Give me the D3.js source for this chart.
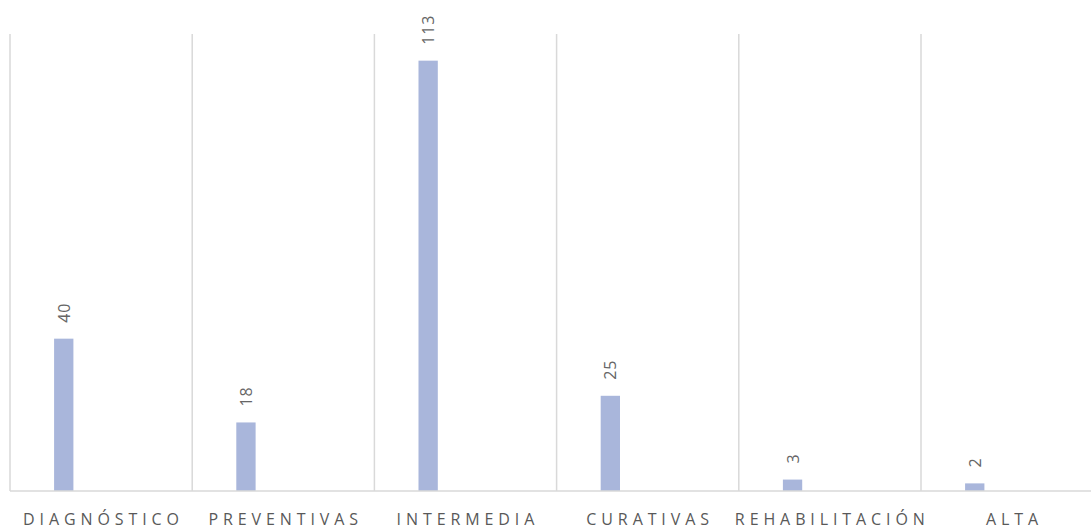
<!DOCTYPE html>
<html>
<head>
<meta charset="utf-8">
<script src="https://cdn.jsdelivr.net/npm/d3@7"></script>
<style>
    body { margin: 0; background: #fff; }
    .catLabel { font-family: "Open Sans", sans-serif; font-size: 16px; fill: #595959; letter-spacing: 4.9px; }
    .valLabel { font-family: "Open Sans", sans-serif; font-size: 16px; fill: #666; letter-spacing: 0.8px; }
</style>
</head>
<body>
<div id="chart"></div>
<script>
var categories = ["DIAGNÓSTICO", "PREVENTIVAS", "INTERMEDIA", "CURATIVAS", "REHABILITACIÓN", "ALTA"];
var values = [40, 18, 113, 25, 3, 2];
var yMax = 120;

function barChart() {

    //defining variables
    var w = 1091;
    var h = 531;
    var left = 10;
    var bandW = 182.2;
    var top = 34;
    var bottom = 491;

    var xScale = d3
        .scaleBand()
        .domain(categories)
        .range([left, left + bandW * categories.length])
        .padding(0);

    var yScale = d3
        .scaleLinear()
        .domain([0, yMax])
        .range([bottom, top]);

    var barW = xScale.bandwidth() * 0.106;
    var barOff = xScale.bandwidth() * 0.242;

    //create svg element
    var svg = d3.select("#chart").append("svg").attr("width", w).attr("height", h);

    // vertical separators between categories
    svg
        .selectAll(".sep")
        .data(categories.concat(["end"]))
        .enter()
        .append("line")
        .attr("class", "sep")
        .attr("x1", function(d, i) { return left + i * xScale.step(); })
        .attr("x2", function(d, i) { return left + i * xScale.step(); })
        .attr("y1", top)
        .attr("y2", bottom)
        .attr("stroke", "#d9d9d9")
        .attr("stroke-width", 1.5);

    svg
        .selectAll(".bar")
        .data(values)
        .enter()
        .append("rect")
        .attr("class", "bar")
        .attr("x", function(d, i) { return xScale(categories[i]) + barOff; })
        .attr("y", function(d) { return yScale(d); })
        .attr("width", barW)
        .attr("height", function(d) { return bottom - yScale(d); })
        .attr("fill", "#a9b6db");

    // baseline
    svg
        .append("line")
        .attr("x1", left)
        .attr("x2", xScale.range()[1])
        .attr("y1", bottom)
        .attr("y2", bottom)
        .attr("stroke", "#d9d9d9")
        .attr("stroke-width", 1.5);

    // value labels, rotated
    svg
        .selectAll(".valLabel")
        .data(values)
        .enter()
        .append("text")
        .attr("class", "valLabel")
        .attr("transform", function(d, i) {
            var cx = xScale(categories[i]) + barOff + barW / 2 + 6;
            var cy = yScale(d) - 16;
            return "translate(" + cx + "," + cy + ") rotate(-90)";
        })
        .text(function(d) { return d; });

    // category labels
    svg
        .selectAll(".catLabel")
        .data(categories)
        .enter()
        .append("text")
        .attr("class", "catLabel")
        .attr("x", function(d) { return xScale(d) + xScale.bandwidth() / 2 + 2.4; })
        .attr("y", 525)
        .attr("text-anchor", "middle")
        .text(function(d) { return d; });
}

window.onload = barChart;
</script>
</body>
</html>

...

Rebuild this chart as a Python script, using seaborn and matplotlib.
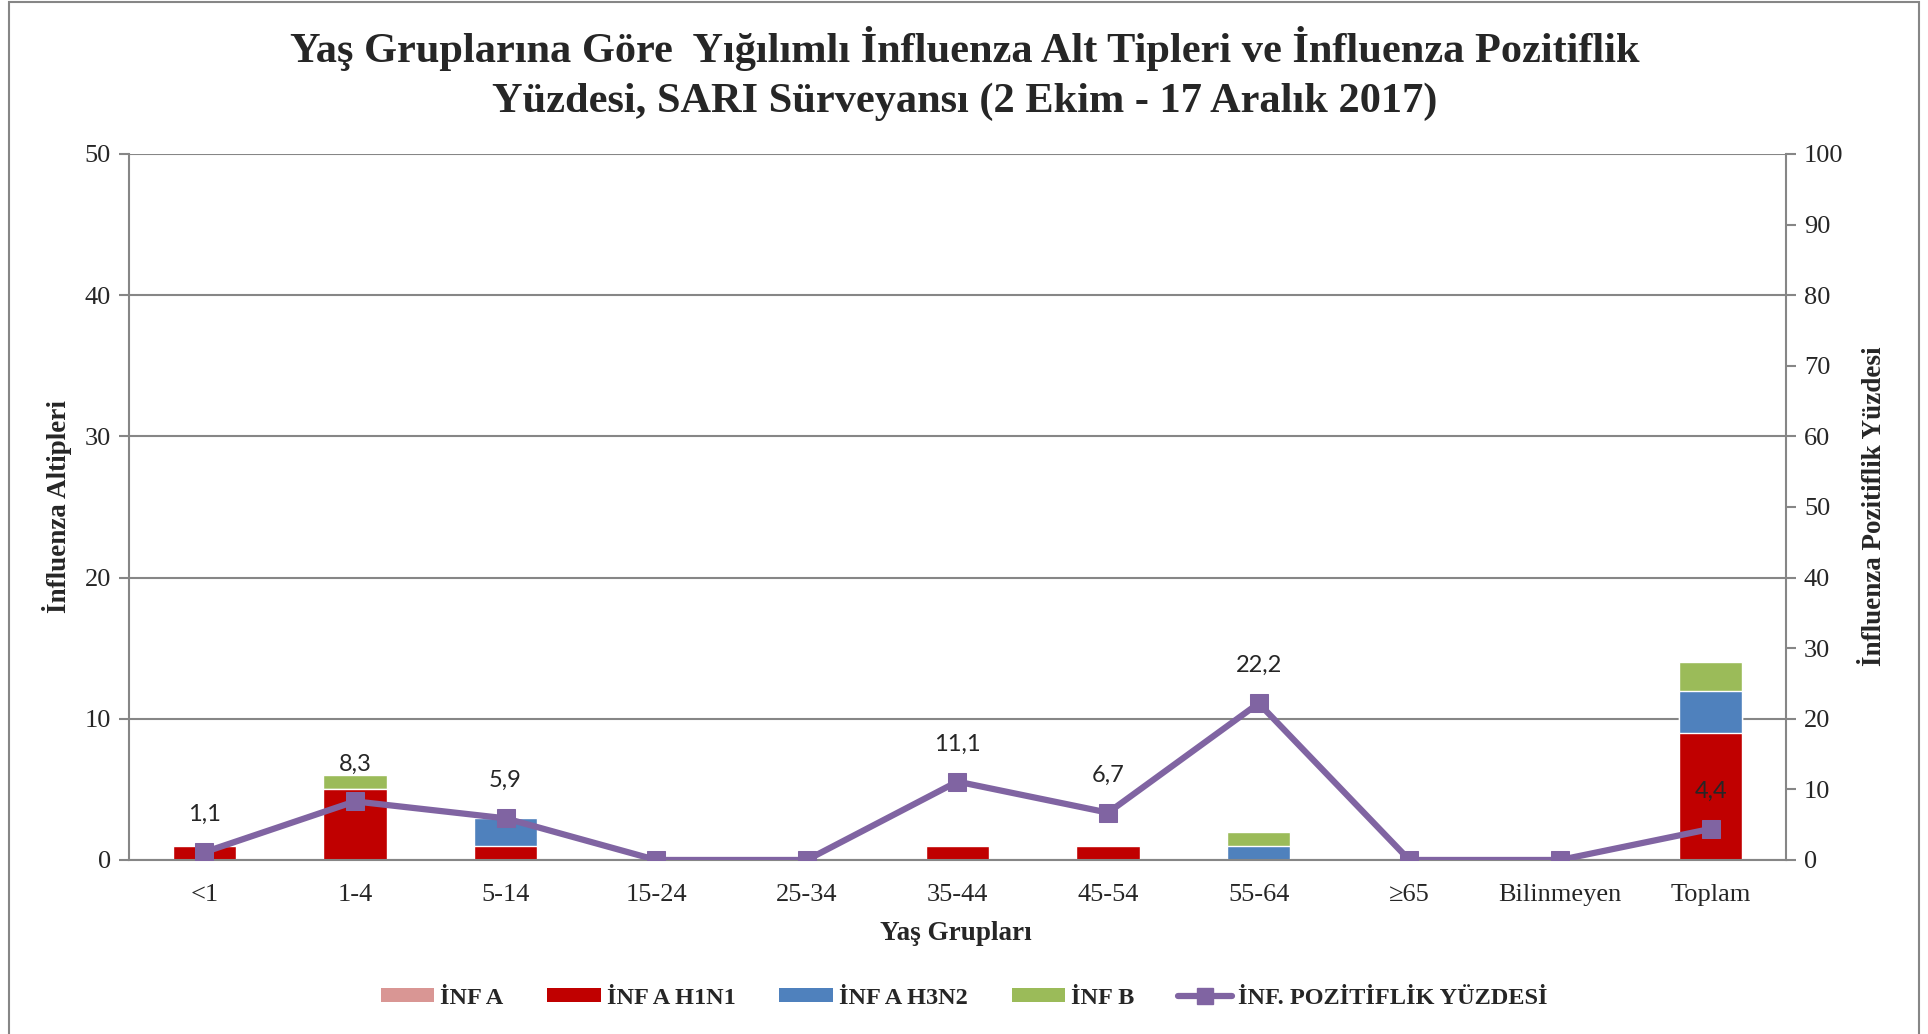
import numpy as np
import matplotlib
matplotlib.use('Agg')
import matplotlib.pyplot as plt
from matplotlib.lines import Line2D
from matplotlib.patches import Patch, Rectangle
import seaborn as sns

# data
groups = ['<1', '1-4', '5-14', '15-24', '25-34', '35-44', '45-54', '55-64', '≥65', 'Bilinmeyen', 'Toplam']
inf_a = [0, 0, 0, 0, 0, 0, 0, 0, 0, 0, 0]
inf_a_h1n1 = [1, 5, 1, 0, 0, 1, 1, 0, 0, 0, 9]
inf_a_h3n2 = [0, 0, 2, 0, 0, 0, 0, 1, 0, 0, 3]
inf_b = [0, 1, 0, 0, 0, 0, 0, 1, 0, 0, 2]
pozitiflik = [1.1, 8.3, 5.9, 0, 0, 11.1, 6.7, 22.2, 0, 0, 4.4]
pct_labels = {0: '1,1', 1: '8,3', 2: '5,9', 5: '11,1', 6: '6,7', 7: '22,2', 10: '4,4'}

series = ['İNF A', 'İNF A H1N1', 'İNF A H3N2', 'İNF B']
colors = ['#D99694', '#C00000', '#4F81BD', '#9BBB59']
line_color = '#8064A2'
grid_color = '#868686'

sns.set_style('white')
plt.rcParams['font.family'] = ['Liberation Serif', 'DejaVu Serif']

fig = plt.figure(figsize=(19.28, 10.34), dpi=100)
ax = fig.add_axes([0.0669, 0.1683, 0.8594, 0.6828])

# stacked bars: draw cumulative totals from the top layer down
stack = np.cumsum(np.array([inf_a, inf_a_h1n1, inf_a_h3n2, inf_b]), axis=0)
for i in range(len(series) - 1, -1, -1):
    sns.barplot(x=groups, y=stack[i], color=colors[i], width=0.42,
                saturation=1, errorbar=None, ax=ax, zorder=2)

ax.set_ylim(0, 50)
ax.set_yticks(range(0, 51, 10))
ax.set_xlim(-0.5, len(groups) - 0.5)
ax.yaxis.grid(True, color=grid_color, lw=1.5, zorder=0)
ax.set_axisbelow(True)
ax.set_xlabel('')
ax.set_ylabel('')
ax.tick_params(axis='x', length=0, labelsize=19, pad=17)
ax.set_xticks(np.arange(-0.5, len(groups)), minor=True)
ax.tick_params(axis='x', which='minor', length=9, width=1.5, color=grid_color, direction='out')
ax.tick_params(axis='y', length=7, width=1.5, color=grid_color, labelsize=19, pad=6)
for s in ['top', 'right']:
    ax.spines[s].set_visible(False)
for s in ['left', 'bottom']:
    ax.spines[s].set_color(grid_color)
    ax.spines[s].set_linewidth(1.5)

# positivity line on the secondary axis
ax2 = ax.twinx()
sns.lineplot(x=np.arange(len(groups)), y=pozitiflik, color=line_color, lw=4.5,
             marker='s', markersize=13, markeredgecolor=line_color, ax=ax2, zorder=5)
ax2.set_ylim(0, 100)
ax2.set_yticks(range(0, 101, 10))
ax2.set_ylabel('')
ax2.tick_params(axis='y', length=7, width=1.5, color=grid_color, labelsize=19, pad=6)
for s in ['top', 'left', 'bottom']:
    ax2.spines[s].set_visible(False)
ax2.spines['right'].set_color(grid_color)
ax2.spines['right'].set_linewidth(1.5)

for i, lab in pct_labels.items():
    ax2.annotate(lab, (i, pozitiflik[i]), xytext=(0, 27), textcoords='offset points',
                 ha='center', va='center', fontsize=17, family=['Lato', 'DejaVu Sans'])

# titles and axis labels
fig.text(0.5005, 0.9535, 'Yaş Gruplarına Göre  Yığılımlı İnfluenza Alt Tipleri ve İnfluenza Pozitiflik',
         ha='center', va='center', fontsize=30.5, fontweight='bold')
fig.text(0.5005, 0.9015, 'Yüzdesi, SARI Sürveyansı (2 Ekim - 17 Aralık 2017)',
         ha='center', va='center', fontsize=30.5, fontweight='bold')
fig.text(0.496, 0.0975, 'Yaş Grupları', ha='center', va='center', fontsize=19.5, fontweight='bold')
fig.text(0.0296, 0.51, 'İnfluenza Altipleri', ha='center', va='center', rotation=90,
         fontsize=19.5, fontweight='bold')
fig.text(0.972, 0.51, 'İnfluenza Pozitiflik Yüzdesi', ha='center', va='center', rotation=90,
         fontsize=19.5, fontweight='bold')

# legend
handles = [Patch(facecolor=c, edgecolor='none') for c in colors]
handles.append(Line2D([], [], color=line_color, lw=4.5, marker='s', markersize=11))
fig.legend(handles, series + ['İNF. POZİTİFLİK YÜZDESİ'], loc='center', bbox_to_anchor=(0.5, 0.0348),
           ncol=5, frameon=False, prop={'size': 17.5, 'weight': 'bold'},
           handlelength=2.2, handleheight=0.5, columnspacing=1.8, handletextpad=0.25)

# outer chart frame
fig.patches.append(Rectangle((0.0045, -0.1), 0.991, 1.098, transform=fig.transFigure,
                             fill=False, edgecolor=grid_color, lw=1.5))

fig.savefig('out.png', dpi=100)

--

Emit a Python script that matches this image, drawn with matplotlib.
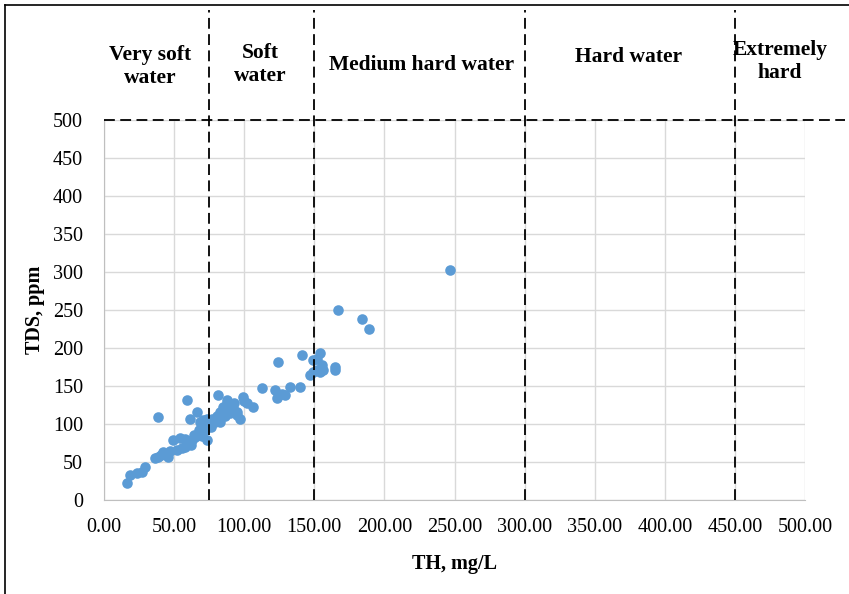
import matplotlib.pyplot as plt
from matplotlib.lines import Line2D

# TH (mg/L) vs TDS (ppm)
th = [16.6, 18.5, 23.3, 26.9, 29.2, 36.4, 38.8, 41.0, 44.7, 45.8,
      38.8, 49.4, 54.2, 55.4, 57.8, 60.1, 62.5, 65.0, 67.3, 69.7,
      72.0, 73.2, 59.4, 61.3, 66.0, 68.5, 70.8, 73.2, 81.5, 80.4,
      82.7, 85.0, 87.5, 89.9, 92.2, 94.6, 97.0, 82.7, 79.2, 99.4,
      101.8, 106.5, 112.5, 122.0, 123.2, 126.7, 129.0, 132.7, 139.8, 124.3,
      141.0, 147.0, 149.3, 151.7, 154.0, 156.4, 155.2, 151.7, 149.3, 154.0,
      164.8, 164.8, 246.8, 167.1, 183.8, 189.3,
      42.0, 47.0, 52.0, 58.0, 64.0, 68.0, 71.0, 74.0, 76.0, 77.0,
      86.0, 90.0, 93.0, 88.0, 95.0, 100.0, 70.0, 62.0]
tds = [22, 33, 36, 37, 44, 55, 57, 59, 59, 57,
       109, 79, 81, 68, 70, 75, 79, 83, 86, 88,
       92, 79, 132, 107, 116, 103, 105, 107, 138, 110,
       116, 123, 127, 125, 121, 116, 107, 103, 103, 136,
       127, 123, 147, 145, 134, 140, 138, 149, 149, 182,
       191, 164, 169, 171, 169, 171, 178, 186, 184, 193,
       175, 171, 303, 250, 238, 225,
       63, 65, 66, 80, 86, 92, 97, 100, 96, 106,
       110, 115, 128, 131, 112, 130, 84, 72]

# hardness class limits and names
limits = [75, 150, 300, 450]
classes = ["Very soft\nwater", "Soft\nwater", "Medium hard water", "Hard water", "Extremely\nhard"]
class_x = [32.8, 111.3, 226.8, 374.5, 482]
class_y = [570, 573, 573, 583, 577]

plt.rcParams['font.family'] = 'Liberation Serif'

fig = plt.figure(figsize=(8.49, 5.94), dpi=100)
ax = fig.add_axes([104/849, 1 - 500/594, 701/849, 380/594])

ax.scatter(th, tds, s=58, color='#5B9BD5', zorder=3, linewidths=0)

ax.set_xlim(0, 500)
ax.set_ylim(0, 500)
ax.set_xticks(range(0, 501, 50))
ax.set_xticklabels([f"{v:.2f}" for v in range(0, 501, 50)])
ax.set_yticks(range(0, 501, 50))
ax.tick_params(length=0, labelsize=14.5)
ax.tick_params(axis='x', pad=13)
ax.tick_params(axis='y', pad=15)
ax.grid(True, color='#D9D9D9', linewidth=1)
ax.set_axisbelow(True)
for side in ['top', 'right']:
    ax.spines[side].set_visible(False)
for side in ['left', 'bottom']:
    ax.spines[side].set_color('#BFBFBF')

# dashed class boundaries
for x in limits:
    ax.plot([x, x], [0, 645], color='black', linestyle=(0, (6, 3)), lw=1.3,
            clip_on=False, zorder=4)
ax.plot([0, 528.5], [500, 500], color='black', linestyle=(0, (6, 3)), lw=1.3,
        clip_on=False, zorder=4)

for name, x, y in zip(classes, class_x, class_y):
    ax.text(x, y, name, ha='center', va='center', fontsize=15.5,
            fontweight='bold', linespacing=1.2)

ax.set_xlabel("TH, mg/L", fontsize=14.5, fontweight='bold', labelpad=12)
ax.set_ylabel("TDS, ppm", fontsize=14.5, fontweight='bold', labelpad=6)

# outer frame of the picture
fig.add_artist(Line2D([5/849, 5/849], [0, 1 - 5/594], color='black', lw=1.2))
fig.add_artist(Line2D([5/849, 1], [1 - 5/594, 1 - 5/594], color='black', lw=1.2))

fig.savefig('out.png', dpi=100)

▸ **Written problem**
Give back the exact lines above, running from the one that has "Emit a Python" through the one that has "color='#5B9BD5', zorder=3, linewidths=0)", with nothing added and no pictures.

▸ **Result of this exercise**
Emit a Python script that matches this image, drawn with matplotlib.
import matplotlib.pyplot as plt
from matplotlib.lines import Line2D

# TH (mg/L) vs TDS (ppm)
th = [16.6, 18.5, 23.3, 26.9, 29.2, 36.4, 38.8, 41.0, 44.7, 45.8,
      38.8, 49.4, 54.2, 55.4, 57.8, 60.1, 62.5, 65.0, 67.3, 69.7,
      72.0, 73.2, 59.4, 61.3, 66.0, 68.5, 70.8, 73.2, 81.5, 80.4,
      82.7, 85.0, 87.5, 89.9, 92.2, 94.6, 97.0, 82.7, 79.2, 99.4,
      101.8, 106.5, 112.5, 122.0, 123.2, 126.7, 129.0, 132.7, 139.8, 124.3,
      141.0, 147.0, 149.3, 151.7, 154.0, 156.4, 155.2, 151.7, 149.3, 154.0,
      164.8, 164.8, 246.8, 167.1, 183.8, 189.3,
      42.0, 47.0, 52.0, 58.0, 64.0, 68.0, 71.0, 74.0, 76.0, 77.0,
      86.0, 90.0, 93.0, 88.0, 95.0, 100.0, 70.0, 62.0]
tds = [22, 33, 36, 37, 44, 55, 57, 59, 59, 57,
       109, 79, 81, 68, 70, 75, 79, 83, 86, 88,
       92, 79, 132, 107, 116, 103, 105, 107, 138, 110,
       116, 123, 127, 125, 121, 116, 107, 103, 103, 136,
       127, 123, 147, 145, 134, 140, 138, 149, 149, 182,
       191, 164, 169, 171, 169, 171, 178, 186, 184, 193,
       175, 171, 303, 250, 238, 225,
       63, 65, 66, 80, 86, 92, 97, 100, 96, 106,
       110, 115, 128, 131, 112, 130, 84, 72]

# hardness class limits and names
limits = [75, 150, 300, 450]
classes = ["Very soft\nwater", "Soft\nwater", "Medium hard water", "Hard water", "Extremely\nhard"]
class_x = [32.8, 111.3, 226.8, 374.5, 482]
class_y = [570, 573, 573, 583, 577]

plt.rcParams['font.family'] = 'Liberation Serif'

fig = plt.figure(figsize=(8.49, 5.94), dpi=100)
ax = fig.add_axes([104/849, 1 - 500/594, 701/849, 380/594])

ax.scatter(th, tds, s=58, color='#5B9BD5', zorder=3, linewidths=0)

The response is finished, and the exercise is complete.